# It finally came out



## corny girl (Aug 30, 2009)

My B.vagans hid away when i first got it, it moulted a couple of weeks ago & still stayed hidden. Tonight i saw it out so grabbed a pic :2thumb:












Also fed my slings some meal worms & here's my tiny L.parahybana sling munching it's one.


----------



## boxofsorrows (Nov 7, 2011)

Sweet! I love it when I don't see a spider for ages, then a moult is thrown out of its hiding place - the anticipation of seeing the *new* spider once it emerges out is great. My P. cambridgei has been out a few times since its last moult but last night was the first time in yonks it had actually been out hunting a cricket, usually it waits and grabs lunch when it wanders too close without fully emerging, so watching it stealth around and then launch itself at dinner was a joy


----------



## selina20 (May 28, 2008)

Hehehe your addicted chick XD


----------



## corny girl (Aug 30, 2009)

selina20 said:


> Hehehe your addicted chick XD



Yeah, think i need help :gasp:. Not sure what i'll be coming home with Saturday, will have to tell Lynda to stop me buying too much :lol2:. I am only planning on getting the adult A.chalcodes female, if i see something else i like then i "may" buy it :whistling2:.


----------



## selina20 (May 28, 2008)

corny girl said:


> Yeah, think i need help :gasp:. Not sure what i'll be coming home with Saturday, will have to tell Lynda to stop me buying too much :lol2:. I am only planning on getting the adult A.chalcodes female, if i see something else i like then i "may" buy it :whistling2:.
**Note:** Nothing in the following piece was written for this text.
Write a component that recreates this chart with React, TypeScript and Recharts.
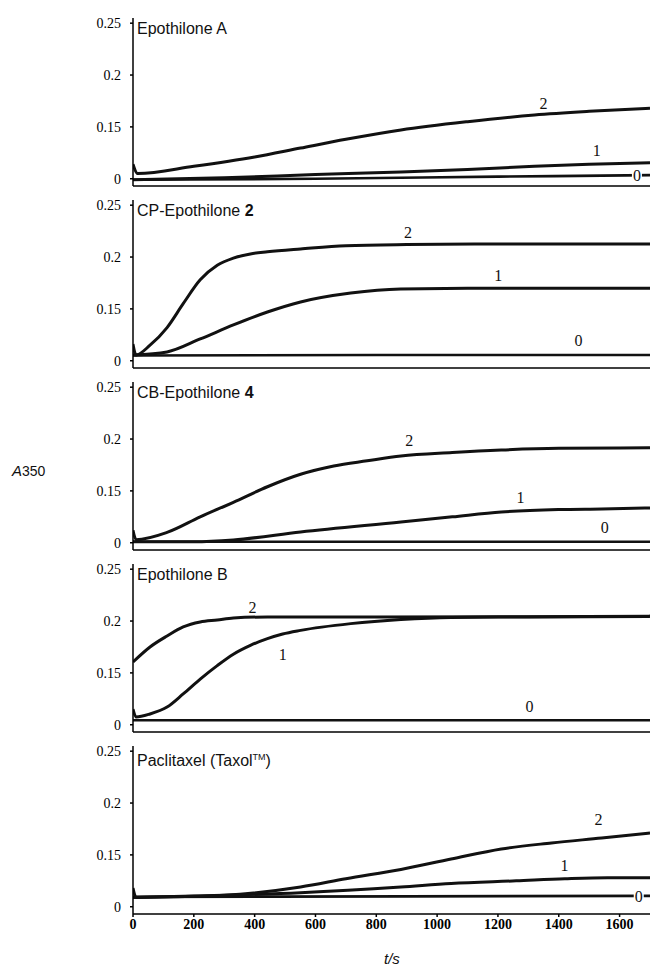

Wish i could go but oh well


----------



## corny girl (Aug 30, 2009)

selina20 said:


> Wish i could go but oh well



Is there anything you are after apart from the blocks? Any chilo's you would like etc... Can pick you up something :2thumb:.


----------



## selina20 (May 28, 2008)

corny girl said:


> Is there anything you are after apart from the blocks? Any chilo's you would like etc... Can pick you up something :2thumb:.


Am completely skint atm hun


----------



## AilsaM (May 18, 2011)

boxofsorrows said:


> Sweet! I love it when I don't see a spider for ages, then a moult is thrown out of its hiding place - the anticipation of seeing the *new* spider once it emerges out is great. My P. cambridgei has been out a few times since its last moult but last night was the first time in yonks it had actually been out hunting a cricket, usually it waits and grabs lunch when it wanders too close without fully emerging, so watching it stealth around and then launch itself at dinner was a joy


My Cambridgei hid all the time when I got her, sometimes I'd see her out but she'd go and hide as soon as she seen me, she's moulted 3 times since I got her and is now just under 3 inches in size, maybe a wee bit more and since rehousing her she's never hidden since but she's a bit lazy and will only pounce on her dinner if it wanders too close lol.


----------